The Commission's antitrust initiatives involving food products also include enforcement actions aimed at preserving competition across the range of take-home grocery items sold in retail food markets, to prevent anticompetitive price increases for groceries. The Commission has issued some orders in the past year requiring divestitures of competing supermarkets involved in horizontal acquisitions to remedy alleged violations of Section 7 of the Clayton Act, 15 U.S.C. 18, and Section 5 of the FTC Act, 15 U.S.C. 45, and to ensure competitive retail grocery markets in St. Louis, New Orleans, Manhattan, and several communities in Pennsylvania. Since 1988, the Commission has also required supermarket divestitures to prevent consumer injury from anticompetitive mergers in California, Texas, New Mexico, New York, and Vermont.
Other FTC cases in recent years have challenged alleged anticompetitive acquisitions or anticompetitive agreements in the manufacture and distribution of important consumer products sold to supermarkets and other retail outlets.

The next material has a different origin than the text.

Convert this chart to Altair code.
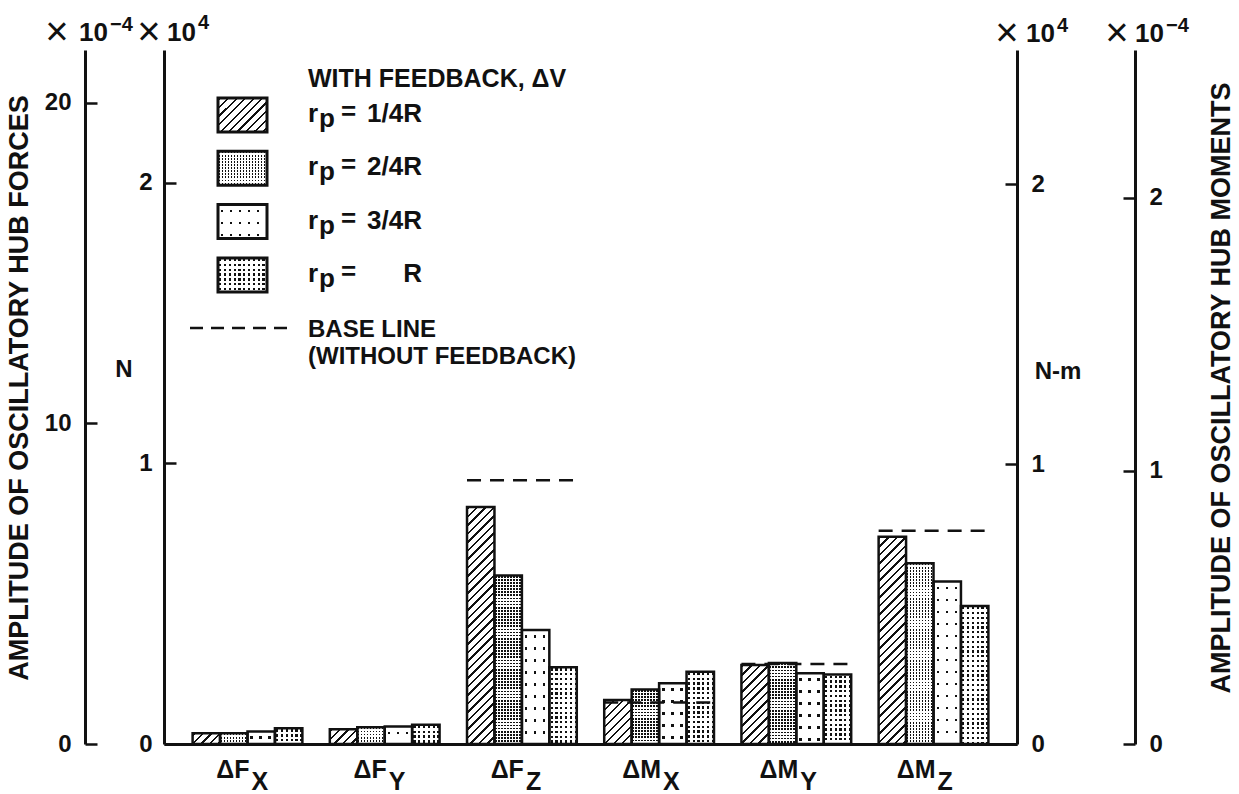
import altair as alt
import pandas as pd

# ---------------- data ----------------
categories = ["FX", "FY", "FZ", "MX", "MY", "MZ"]
cat_main = ["ΔF", "ΔF", "ΔF", "ΔM", "ΔM", "ΔM"]
cat_sub = ["X", "Y", "Z", "X", "Y", "Z"]
series = ["1/4R", "2/4R", "3/4R", "R"]
v_1_4 = [0.038, 0.053, 0.845, 0.157, 0.282, 0.739]
v_2_4 = [0.038, 0.060, 0.601, 0.194, 0.289, 0.644]
v_3_4 = [0.045, 0.062, 0.406, 0.217, 0.252, 0.579]
v_R = [0.056, 0.069, 0.274, 0.258, 0.248, 0.492]
base_line = [None, None, 0.940, 0.148, 0.285, 0.760]
force_ticks = [0, 10, 20]      # x 10^-4 (far left)
inner_ticks = [0, 1, 2]        # x 10^4 (inner axes)
moment_ticks = [0, 1, 2]       # x 10^-4 (far right)

values = {"1/4R": v_1_4, "2/4R": v_2_4, "3/4R": v_3_4, "R": v_R}
rows = []
for s in series:
    for c, v in zip(categories, values[s]):
        rows.append({"cat": c, "series": s, "v": v})
bars_df = pd.DataFrame(rows)
base_df = pd.DataFrame({"cat": categories, "b": base_line}).dropna()
lab_df = pd.DataFrame({"cat": categories, "main": cat_main, "sub": cat_sub})

# ---------------- layout ----------------
W, H = 853, 694
PAD_L, PAD_T = 164, 50
FONT = "Liberation Sans"
BLACK = "#111111"
WHITE = "#ffffff"
CLEAR = "rgba(255,255,255,0)"
YMAX = 2.474
YMAX_FL = 21.65
YMAX_IR = 2.48
YMAX_FR = 2.54
P_IN, P_OUT = 0.2, 0.2085
STEP = W / (len(categories) - P_IN + 2 * P_OUT)
BW = STEP * (1 - P_IN) / len(series)
PXU = H / YMAX


def stripe_stops(L, period, dark, on, off, phase):
    st = [(0.0, off)]
    pos = phase
    while pos < L:
        a = max(pos, 0.0) / L
        b = min(pos + dark, L) / L
        st += [(a, off), (a, on), (b, on), (b, off)]
        pos += period
    st.append((1.0, off))
    return [(round(o, 5), c) for o, c in st]


# kind, length, period, dark width, on colour, off colour, phase
PATTERNS = {
    "1/4R": [("diag", 300, 8.5, 2.3, BLACK, WHITE, 1.0)],
    "2/4R": [("vert", 60, 3.0, 1.6, BLACK, WHITE, 0.6),
             ("horiz", 260, 3.1, 1.7, CLEAR, WHITE, 0.4)],
    "3/4R": [("vert", 60, 9.0, 2.4, BLACK, WHITE, 3.0),
             ("horiz", 260, 12.0, 2.4, CLEAR, WHITE, 5.0)],
    "R": [("vert", 60, 4.8, 2.3, BLACK, WHITE, 1.2),
          ("horiz", 260, 4.8, 2.3, CLEAR, WHITE, 1.2)],
}


def grad_expr(kind, L, period, dark, on, off, phase, w, h):
    if kind == "diag":
        x2 = f"{L}*{w}/({w}*{w}+{h}*{h})"
        y2 = f"{L}*{h}/({w}*{w}+{h}*{h})"
    elif kind == "vert":
        x2, y2 = f"{L}/{w}", "0"
    else:
        x2, y2 = "0.000001", f"{L}/{h}"
    stops = ",".join("{offset:%s,color:'%s'}" % (o, c)
                     for o, c in stripe_stops(L, period, dark, on, off, phase))
    return "({gradient:'linear',x1:0,y1:0,x2:%s,y2:%s,stops:[%s]})" % (x2, y2, stops)


def grad_dict(kind, L, period, dark, on, off, phase, w, h):
    if kind == "diag":
        x2 = L * w / (w * w + h * h)
        y2 = L * h / (w * w + h * h)
    elif kind == "vert":
        x2, y2 = L / w, 0
    else:
        x2, y2 = 0.000001, L / h
    return {"gradient": "linear", "x1": 0, "y1": 0, "x2": x2, "y2": y2,
            "stops": [{"offset": o, "color": c}
                      for o, c in stripe_stops(L, period, dark, on, off, phase)]}


def yaxis(orient, offset, vals, align, pad):
    return alt.Axis(orient=orient, offset=offset, values=vals, format="d", title=None,
                    grid=False, domain=True, domainColor=BLACK, domainWidth=3,
                    ticks=True, tickColor=BLACK, tickWidth=2.5, tickSize=12,
                    labelAlign=align, labelBaseline="middle", labelPadding=pad,
                    labelFont=FONT, labelFontSize=24, labelFontWeight="bold",
                    labelColor=BLACK, labelFlush=False, labelOverlap=False)


x_scale = alt.Scale(domain=categories, paddingInner=P_IN, paddingOuter=P_OUT)
x_axis = alt.Axis(labels=False, ticks=False, domain=True, domainColor=BLACK,
                  domainWidth=3, title=None, grid=False)
x_enc = alt.X("cat:N", sort=categories, scale=x_scale, axis=x_axis)
xo_enc = alt.XOffset("series:N", sort=series,
                     scale=alt.Scale(domain=series, paddingInner=0, paddingOuter=0))
y_scale = alt.Scale(domain=[0, YMAX], nice=False, zero=True)
y_axis = yaxis("right", -W, inner_ticks, "right", -24)
y_enc = alt.Y("v:Q", scale=y_scale, axis=y_axis)

# ---------------- bars ----------------
bar_base = alt.Chart(bars_df)
bar_layers = []
w_s = f"{BW:.5f}"
h_s = f"(datum.v*{PXU:.5f})"
for s in series:
    for p in PATTERNS[s]:
        expr = grad_expr(*p, w_s, h_s)
        bar_layers.append(
            bar_base.transform_filter(alt.datum.series == s)
            .transform_calculate(g=expr)
            .mark_bar(strokeWidth=0)
            .encode(x=x_enc, xOffset=xo_enc, y=y_enc,
                    fill=alt.Fill("g:N", scale=None, legend=None))
        )
outline = bar_base.mark_bar(fill=WHITE, fillOpacity=0, stroke=BLACK,
                            strokeWidth=2.5).encode(x=x_enc, xOffset=xo_enc, y=y_enc)
baselines = alt.Chart(base_df).mark_rule(stroke=BLACK, strokeWidth=2.6,
                                         strokeDash=[14, 9]).encode(
    x=alt.X("cat:N", sort=categories, scale=x_scale, axis=x_axis, bandPosition=0),
    x2=alt.X2("cat", bandPosition=1),
    y=alt.Y("b:Q", scale=y_scale, axis=y_axis),
)
bars_group = alt.layer(*bar_layers, outline, baselines)

# ---------------- extra axes ----------------
far_left = alt.Chart(pd.DataFrame({"t": force_ticks})).mark_point(opacity=0).encode(
    y=alt.Y("t:Q", scale=alt.Scale(domain=[0, YMAX_FL], nice=False),
            axis=yaxis("right", -(W + 79), force_ticks, "right", -26)))
inner_right = alt.Chart(pd.DataFrame({"t": inner_ticks})).mark_point(opacity=0).encode(
    y=alt.Y("t:Q", scale=alt.Scale(domain=[0, YMAX_IR], nice=False),
            axis=yaxis("left", -W, inner_ticks, "left", -26)))
far_right = alt.Chart(pd.DataFrame({"t": moment_ticks})).mark_point(opacity=0).encode(
    y=alt.Y("t:Q", scale=alt.Scale(domain=[0, YMAX_FR], nice=False),
            axis=yaxis("left", -(W + 118), moment_ticks, "left", -26)))

# ---------------- texts ----------------
one = alt.Data(values=[{"a": 1}])


def txt(s, px, py, size=24, weight="bold", align="left", angle=0, baseline="alphabetic"):
    return alt.Chart(one).mark_text(text=s, fontSize=size, fontWeight=weight, font=FONT,
                                    align=align, baseline=baseline, angle=angle,
                                    color=BLACK).encode(
        x=alt.value(px - PAD_L), y=alt.value(py - PAD_T))


lab_main = alt.Chart(lab_df).mark_text(font=FONT, fontSize=25, fontWeight="bold",
                                       align="right", dx=2, baseline="alphabetic",
                                       color=BLACK).encode(
    x=x_enc, y=alt.value(H + 34), text="main:N")
lab_sub = alt.Chart(lab_df).mark_text(font=FONT, fontSize=25, fontWeight="bold",
                                      align="left", dx=4, baseline="alphabetic",
                                      color=BLACK).encode(
    x=x_enc, y=alt.value(H + 46), text="sub:N")

texts = [
    txt("AMPLITUDE OF OSCILLATORY HUB FORCES", 20, 388, size=27, angle=270,
        align="center", baseline="middle"),
    txt("AMPLITUDE OF OSCILLATORY HUB MOMENTS", 1222, 388, size=27, angle=270,
        align="center", baseline="middle"),
    txt("N", 124, 370, size=24, align="center", baseline="middle"),
    txt("N-m", 1058, 372, size=24, align="center", baseline="middle"),
    # multipliers
    txt("×", 57, 45, size=40, weight="normal", align="center"),
    txt("10", 79, 41, size=26),
    txt("−4", 110, 31, size=20),
    txt("×", 149, 45, size=40, weight="normal", align="center"),
    txt("10", 167, 41, size=26),
    txt("4", 198, 29, size=20),
    txt("×", 1007, 46, size=40, weight="normal", align="center"),
    txt("10", 1026, 42, size=26),
    txt("4", 1057, 32, size=20),
    txt("×", 1117, 46, size=40, weight="normal", align="center"),
    txt("10", 1135, 42, size=26),
    txt("−4", 1166, 32, size=20),
    # legend
    txt("WITH FEEDBACK, ΔV", 308, 87, size=25),
    txt("BASE LINE", 308, 337, size=24),
    txt("(WITHOUT FEEDBACK)", 308, 364, size=24),
]

legend_layers = []
SW_X0, SW_X1, SW_TOP, SW_STEP, SW_H = 218, 267, 98, 53.3, 34
for i, s in enumerate(series):
    top = SW_TOP + i * SW_STEP
    enc = dict(x=alt.value(SW_X0 - PAD_L), x2=alt.value(SW_X1 - PAD_L),
               y=alt.value(top - PAD_T), y2=alt.value(top + SW_H - PAD_T))
    for p in PATTERNS[s]:
        legend_layers.append(alt.Chart(one).mark_rect(
            fill=grad_dict(*p, SW_X1 - SW_X0, SW_H), strokeWidth=0).encode(**enc))
    legend_layers.append(alt.Chart(one).mark_rect(
        fill=WHITE, fillOpacity=0, stroke=BLACK, strokeWidth=3).encode(**enc))
    base_y = top + 24
    legend_layers += [
        txt("r", 308, base_y, size=26),
        txt("p", 319, base_y + 5, size=26),
        txt("=", 341, base_y - 2, size=26),
        txt(s, 422, base_y, size=26, align="right"),
    ]
legend_layers.append(alt.Chart(one).mark_rule(stroke=BLACK, strokeWidth=2.6,
                                              strokeDash=[13, 8]).encode(
    x=alt.value(190 - PAD_L), x2=alt.value(292 - PAD_L), y=alt.value(328 - PAD_T)))

chart = alt.layer(
    bars_group, far_left, inner_right, far_right, lab_main, lab_sub,
    *texts, *legend_layers
).resolve_scale(y="independent").properties(
    width=W, height=H,
    autosize=alt.AutoSizeParams(type="none"),
    padding={"left": PAD_L, "top": PAD_T, "right": 1239 - PAD_L - W,
             "bottom": 794 - PAD_T - H},
    background="white",
).configure_view(stroke=None)

chart.save("out.html", embed_options={"renderer": "svg", "actions": False})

The Commission has also taken enforcement action to prevent anticompetitive price increases for baby formula. In 1992, the Commission accepted settlements with two of the three leading producers of infant formula, Mead Johnson & Company and American Home Products, and issued a complaint against a third, Abbott Laboratories. These actions were undertaken to prevent anticompetitive conduct in two separate areas. First, the Commission sought to ensure that a taxpayer-funded program would not face anticompetitive activities that could increase prices to consumers for infant formula. The 1992 settlements required the firms to provide restitution valued at $25 million to the U.S. Department of Agriculture, which administers the program. Second, to resolve separate charges relating to the broader market for infant formula, Mead Johnson and Abbott were required to cease anddesist from agreeing not to compete by means of restrictions on mass media advertisements.
The Commission is dedicated to vigorous enforcement of the antitrust laws, and appreciates the Committee's interest in its antitrust activities. I would be pleased to answer any questions you may have.